┌─ SOURCE DATA
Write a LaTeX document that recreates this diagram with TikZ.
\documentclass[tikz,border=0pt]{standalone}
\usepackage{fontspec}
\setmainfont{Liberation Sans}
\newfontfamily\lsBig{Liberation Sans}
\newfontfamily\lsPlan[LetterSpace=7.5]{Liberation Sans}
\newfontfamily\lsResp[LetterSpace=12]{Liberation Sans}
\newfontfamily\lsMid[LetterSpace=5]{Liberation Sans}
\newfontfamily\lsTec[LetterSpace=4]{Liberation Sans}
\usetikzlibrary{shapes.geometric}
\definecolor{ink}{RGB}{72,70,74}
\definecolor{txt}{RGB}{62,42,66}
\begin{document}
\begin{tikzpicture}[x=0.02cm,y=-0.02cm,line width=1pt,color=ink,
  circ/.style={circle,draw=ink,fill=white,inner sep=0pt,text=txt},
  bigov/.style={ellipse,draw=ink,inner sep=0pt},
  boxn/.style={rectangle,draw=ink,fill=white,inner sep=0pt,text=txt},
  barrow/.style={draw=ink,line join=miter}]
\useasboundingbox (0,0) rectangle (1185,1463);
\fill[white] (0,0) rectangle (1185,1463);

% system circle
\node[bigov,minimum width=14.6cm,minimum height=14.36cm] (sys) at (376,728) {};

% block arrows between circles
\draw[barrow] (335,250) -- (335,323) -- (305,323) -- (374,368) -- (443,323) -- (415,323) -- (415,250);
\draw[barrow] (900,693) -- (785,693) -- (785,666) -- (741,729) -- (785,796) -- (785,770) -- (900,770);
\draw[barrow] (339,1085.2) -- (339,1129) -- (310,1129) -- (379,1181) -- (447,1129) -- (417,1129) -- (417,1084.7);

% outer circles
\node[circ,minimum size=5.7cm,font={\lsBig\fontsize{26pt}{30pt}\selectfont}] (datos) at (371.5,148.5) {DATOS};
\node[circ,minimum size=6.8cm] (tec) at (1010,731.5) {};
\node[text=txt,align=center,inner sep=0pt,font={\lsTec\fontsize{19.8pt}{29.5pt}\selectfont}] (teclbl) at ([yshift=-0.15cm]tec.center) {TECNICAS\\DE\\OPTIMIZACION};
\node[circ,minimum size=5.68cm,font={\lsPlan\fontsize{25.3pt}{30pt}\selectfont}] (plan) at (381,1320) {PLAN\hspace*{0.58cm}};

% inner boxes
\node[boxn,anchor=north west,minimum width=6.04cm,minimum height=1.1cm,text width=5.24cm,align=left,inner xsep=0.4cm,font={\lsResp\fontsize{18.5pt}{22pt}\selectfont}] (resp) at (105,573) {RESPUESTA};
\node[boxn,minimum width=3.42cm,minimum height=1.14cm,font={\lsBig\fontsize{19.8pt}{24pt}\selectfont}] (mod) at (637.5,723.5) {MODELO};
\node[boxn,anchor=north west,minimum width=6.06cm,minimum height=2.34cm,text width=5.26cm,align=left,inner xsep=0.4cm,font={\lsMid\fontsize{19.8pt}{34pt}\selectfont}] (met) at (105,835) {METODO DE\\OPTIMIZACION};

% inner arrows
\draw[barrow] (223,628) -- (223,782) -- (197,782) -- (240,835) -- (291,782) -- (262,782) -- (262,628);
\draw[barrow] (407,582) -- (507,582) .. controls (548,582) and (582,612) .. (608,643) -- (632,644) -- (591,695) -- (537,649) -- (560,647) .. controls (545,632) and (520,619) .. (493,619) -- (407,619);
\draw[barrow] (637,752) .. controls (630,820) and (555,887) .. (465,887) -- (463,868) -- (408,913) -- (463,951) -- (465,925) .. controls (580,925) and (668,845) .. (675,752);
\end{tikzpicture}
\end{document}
└─
> [SHORT TASK]:
Copy out all of the lines above exactly.

> [RESULT]:
Write a LaTeX document that recreates this diagram with TikZ.
\documentclass[tikz,border=0pt]{standalone}
\usepackage{fontspec}
\setmainfont{Liberation Sans}
\newfontfamily\lsBig{Liberation Sans}
\newfontfamily\lsPlan[LetterSpace=7.5]{Liberation Sans}
\newfontfamily\lsResp[LetterSpace=12]{Liberation Sans}
\newfontfamily\lsMid[LetterSpace=5]{Liberation Sans}
\newfontfamily\lsTec[LetterSpace=4]{Liberation Sans}
\usetikzlibrary{shapes.geometric}
\definecolor{ink}{RGB}{72,70,74}
\definecolor{txt}{RGB}{62,42,66}
\begin{document}
\begin{tikzpicture}[x=0.02cm,y=-0.02cm,line width=1pt,color=ink,
  circ/.style={circle,draw=ink,fill=white,inner sep=0pt,text=txt},
  bigov/.style={ellipse,draw=ink,inner sep=0pt},
  boxn/.style={rectangle,draw=ink,fill=white,inner sep=0pt,text=txt},
  barrow/.style={draw=ink,line join=miter}]
\useasboundingbox (0,0) rectangle (1185,1463);
\fill[white] (0,0) rectangle (1185,1463);

% system circle
\node[bigov,minimum width=14.6cm,minimum height=14.36cm] (sys) at (376,728) {};

% block arrows between circles
\draw[barrow] (335,250) -- (335,323) -- (305,323) -- (374,368) -- (443,323) -- (415,323) -- (415,250);
\draw[barrow] (900,693) -- (785,693) -- (785,666) -- (741,729) -- (785,796) -- (785,770) -- (900,770);
\draw[barrow] (339,1085.2) -- (339,1129) -- (310,1129) -- (379,1181) -- (447,1129) -- (417,1129) -- (417,1084.7);

% outer circles
\node[circ,minimum size=5.7cm,font={\lsBig\fontsize{26pt}{30pt}\selectfont}] (datos) at (371.5,148.5) {DATOS};
\node[circ,minimum size=6.8cm] (tec) at (1010,731.5) {};
\node[text=txt,align=center,inner sep=0pt,font={\lsTec\fontsize{19.8pt}{29.5pt}\selectfont}] (teclbl) at ([yshift=-0.15cm]tec.center) {TECNICAS\\DE\\OPTIMIZACION};
\node[circ,minimum size=5.68cm,font={\lsPlan\fontsize{25.3pt}{30pt}\selectfont}] (plan) at (381,1320) {PLAN\hspace*{0.58cm}};

% inner boxes
\node[boxn,anchor=north west,minimum width=6.04cm,minimum height=1.1cm,text width=5.24cm,align=left,inner xsep=0.4cm,font={\lsResp\fontsize{18.5pt}{22pt}\selectfont}] (resp) at (105,573) {RESPUESTA};
\node[boxn,minimum width=3.42cm,minimum height=1.14cm,font={\lsBig\fontsize{19.8pt}{24pt}\selectfont}] (mod) at (637.5,723.5) {MODELO};
\node[boxn,anchor=north west,minimum width=6.06cm,minimum height=2.34cm,text width=5.26cm,align=left,inner xsep=0.4cm,font={\lsMid\fontsize{19.8pt}{34pt}\selectfont}] (met) at (105,835) {METODO DE\\OPTIMIZACION};

% inner arrows
\draw[barrow] (223,628) -- (223,782) -- (197,782) -- (240,835) -- (291,782) -- (262,782) -- (262,628);
\draw[barrow] (407,582) -- (507,582) .. controls (548,582) and (582,612) .. (608,643) -- (632,644) -- (591,695) -- (537,649) -- (560,647) .. controls (545,632) and (520,619) .. (493,619) -- (407,619);
\draw[barrow] (637,752) .. controls (630,820) and (555,887) .. (465,887) -- (463,868) -- (408,913) -- (463,951) -- (465,925) .. controls (580,925) and (668,845) .. (675,752);
\end{tikzpicture}
\end{document}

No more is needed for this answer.